Después, mi hermano Juan encontró trabajo en Soria capital gracias a un amigo de la familia (creo que era pariente de mi padre). Entró a trabajar en la tienda de ultramarinos de Pedro Beltrán, yendo y viniendo a la estación de tren a coger mercancías. Después, él pudo meter a trabajar al otro hermano, Severino. Así que todos marchamos a vivir a Soria, yo también, después de estar viviendo con la tía Celedonia.

Primero vivimos en un piso en la Calle Numancia, pero rápido nos trasladamos a otro en la Calle Santa Polonia. Cerca de allí, detrás del Colegio de los Franciscanos y del Juzgado (Palacio de los Condes de Gómara) estaban construyendo un refugio antiaéreo por si acaso. Ya no está. En los últimos años de la guerra, o quizá después, empecé a ir al colegio de la Arboleda. Había un caminito de tierra para ir desde mi casa al colegio. ¡La de veces que me habré caído yo por ahí… bajaba corriendo! ¡Claro, era una niña…!

Tu abuelo sí que pasó hambre durante la guerra y siempre recordaba que tenían que comer lentejas agusanadas enviadas desde Argentina. Pero nosotros no tuvimos hambre nunca gracias a que mis hermanos trabajaban en la tienda de ultramarinos y llevaban a casa pan blanco, chocolate e incluso azúcar y aceite.

En Soria había una señora de Falange que nos ayudó mucho y que siempre le decía a mi madre “Felixa, tú si necesitas algo, dímelo”. Se llamaba María y su marido y su hijo, que eran guardias civiles, habían sido fusilados por los rojos en Arcos de Jalón. La pobre se quedó sin nadie. No me extraña que se hiciese de Falange.

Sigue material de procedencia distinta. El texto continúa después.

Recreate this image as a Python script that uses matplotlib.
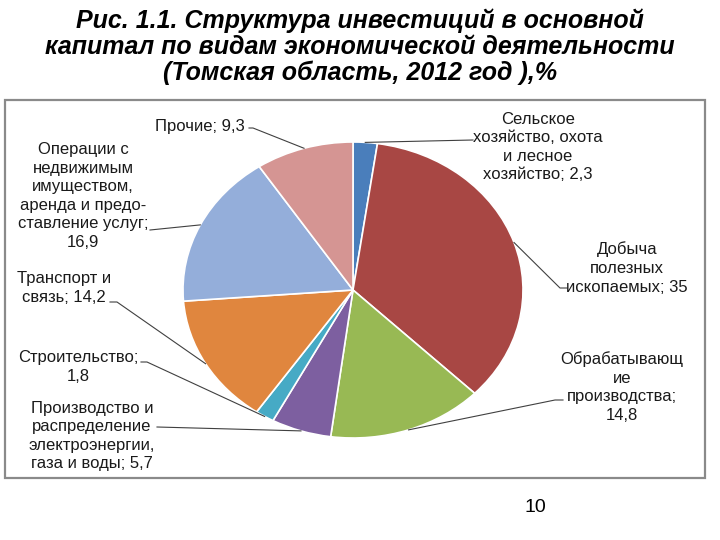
import numpy as np
import matplotlib
matplotlib.use('Agg')
import matplotlib.pyplot as plt
from matplotlib.patches import Rectangle

plt.rcParams['font.family'] = ['Liberation Sans', 'DejaVu Sans']

# data
values = [2.3, 35, 14.8, 5.7, 1.8, 14.2, 16.9, 9.3]
labels = [
    'Сельское\nхозяйство, охота\nи лесное\nхозяйство; 2,3',
    'Добыча\nполезных\nископаемых; 35',
    'Обрабатывающ\nие\nпроизводства;\n14,8',
    'Производство и\nраспределение\nэлектроэнергии,\nгаза и воды; 5,7',
    'Строительство;\n1,8',
    'Транспорт и\nсвязь; 14,2',
    'Операции с\nнедвижимым\nимуществом,\nаренда и предо-\nставление услуг;\n16,9',
    'Прочие; 9,3',
]
colors = ['#4A7EBB', '#A84744', '#98B954', '#7D5FA0', '#46AAC5',
          '#E0863E', '#94AEDA', '#D59593']
title = ('Рис. 1.1. Структура инвестиций в основной\n'
         'капитал по видам экономической деятельности\n'
         '(Томская область, 2012 год ),%')

W, H = 720, 540
fig = plt.figure(figsize=(7.2, 5.4), dpi=100)

# pie geometry in pixels
cx, cy, rx, ry = 353, 290, 170, 148

ax_pie = fig.add_axes([(cx - rx) / W, (H - cy - ry) / H, 2 * rx / W, 2 * ry / H])
wedges, _ = ax_pie.pie(values, colors=colors, startangle=90, counterclock=False,
                       radius=1, frame=True,
                       wedgeprops=dict(linewidth=1.2, edgecolor='white'))
ax_pie.set_aspect('auto')
ax_pie.set_xlim(-1, 1)
ax_pie.set_ylim(-1, 1)
ax_pie.axis('off')

# overlay axes in pixel coords
ov = fig.add_axes([0, 0, 1, 1], zorder=-1)
ov.set_xlim(0, W)
ov.set_ylim(H, 0)
ov.axis('off')
ov2 = fig.add_axes([0, 0, 1, 1])
ov2.set_xlim(0, W)
ov2.set_ylim(H, 0)
ov2.axis('off')
ov2.patch.set_alpha(0)

ov.add_patch(Rectangle((5, 100), 700, 378, facecolor='white',
                       edgecolor='#8A8A8A', linewidth=1.6))

fig.text(0.5, 1 - 47 / H, title, ha='center', va='center', fontsize=18,
         fontweight='bold', fontstyle='italic', linespacing=1.1)
fig.text(535 / W, 1 - 508 / H, '10', ha='center', va='center', fontsize=14)

# label positions (text centre) and leader line bends
text_pos = [(538, 147), (627, 268), (622, 387), (92, 436),
            (78, 367), (64, 288), (83, 196), (200, 127)]
bends = [[(473, 140)],
         [(560, 288), (567, 288)],
         [(555, 400), (563, 400)],
         [(157, 427)],
         [(147, 362), (141, 362)],
         [(117, 302), (110, 302)],
         [(150, 230)],
         [(253, 128), (249, 128)]]

for w, lab, tp, bend in zip(wedges, labels, text_pos, bends):
    mid = np.deg2rad((w.theta1 + w.theta2) / 2)
    px = cx + rx * np.cos(mid)
    py = cy - ry * np.sin(mid)
    xs = [px] + [b[0] for b in bend]
    ys = [py] + [b[1] for b in bend]
    ov2.plot(xs, ys, color='#404040', linewidth=0.8)
    ov2.text(tp[0], tp[1], lab, ha='center', va='center', fontsize=12,
             linespacing=1.3, color='#1A1A1A')

fig.savefig('out.png', dpi=100)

Así pasamos la guerra. Yo no la noté… Mi madre siempre decía que la guerra de España sería la última. Que después no habría más guerras en el mundo. “¡Menos mal que después de la nuestra ya no hay más guerras!” decía a veces. Durante el resto de su vida, cuando salía Franco en la televisión, lo miraban fijamente y repetía “Ay, ¡Franco y su madre!”. No decía más… sólo eso. Era difícil para ella recordar lo que había pasado, no tanto la cárcel, sino la desaparición de un hijo.